Julia Busuttil Nishimura is a cook, author and teacher. When we asked her about her Melbourne, she talked about splurging on lunch at Cutler & Co when she was a student, the beauty of a simple breakfast and her first stop on the way home from the airport.

I know I’m in Melbourne when I’m lining up for a Lune croissant in the back-streets of Fitzroy.

My first defining food moment in Melbourne was lunch at Cutler and Co. I was a 21-year-old uni student and had saved up all of my money from my part-time job. It was incredible. I really remember the service, attention to detail and care for each diner. That really stuck with me.

The best new thing I’ve found is the creamed corn at Embla. Not that new, I know, but I had it for the first time the other week. Eaten with their roast chicken, it’s basically my dream meal.

When I want to push the boat out on a meal, I’d go to Brae, really splurge and stay the night.

There’s no better value in Melbourne than a haloumi pie from A1 Bakery. For a few dollars you get the most perfect half-moon-shaped pie filled with piping-hot, oozing haloumi in soft, bready pastry. They taste even better on the way back from the airport after a red-eye flight – straight from the wood-fired oven into a paper bag.

And when I want to dazzle friends from out of town, I like to take them to Carlton Wine Room. It has that unpretentious neighbourhood feel that I love and really very good food – simple as that.

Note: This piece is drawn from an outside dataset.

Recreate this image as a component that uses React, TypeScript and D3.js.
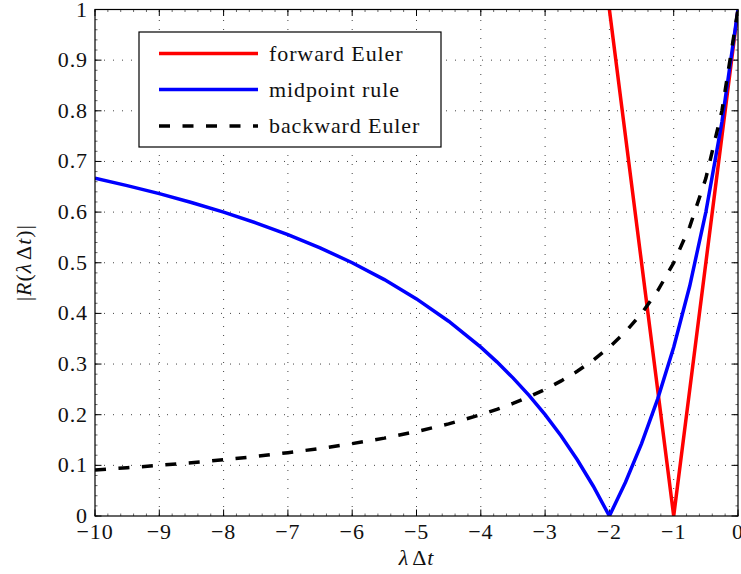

In the mornings you’ll find me at Wild Life Bakery in East Brunswick. Market Lane coffee, great bread and really lovely staff. I’ll usually write there for a while till it’s time to have one of their sandwiches.

My local is Good Days in Brunswick for a reliable easy dinner with the family. They have a very small menu and I always order the same thing: the vermicelli noodle salad with pork-and-prawn spring rolls. (The rice-paper rolls with mushrooms and tofu usually get a look-in, too.)

If I could change one thing about eating and drinking here, it would be the overcomplicated cafe breakfasts. Give me the simplicity of Marion, Cumulus Inc and Napier Quarter any day; they’re my breakfast go-tos.

But the one thing I hope never changes in Melbourne is the preference for local, independent and specialised food shops, restaurants and markets. I cried when my favourite greengrocer shut down – these businesses are a huge part of what makes Melbourne such a great city to live in.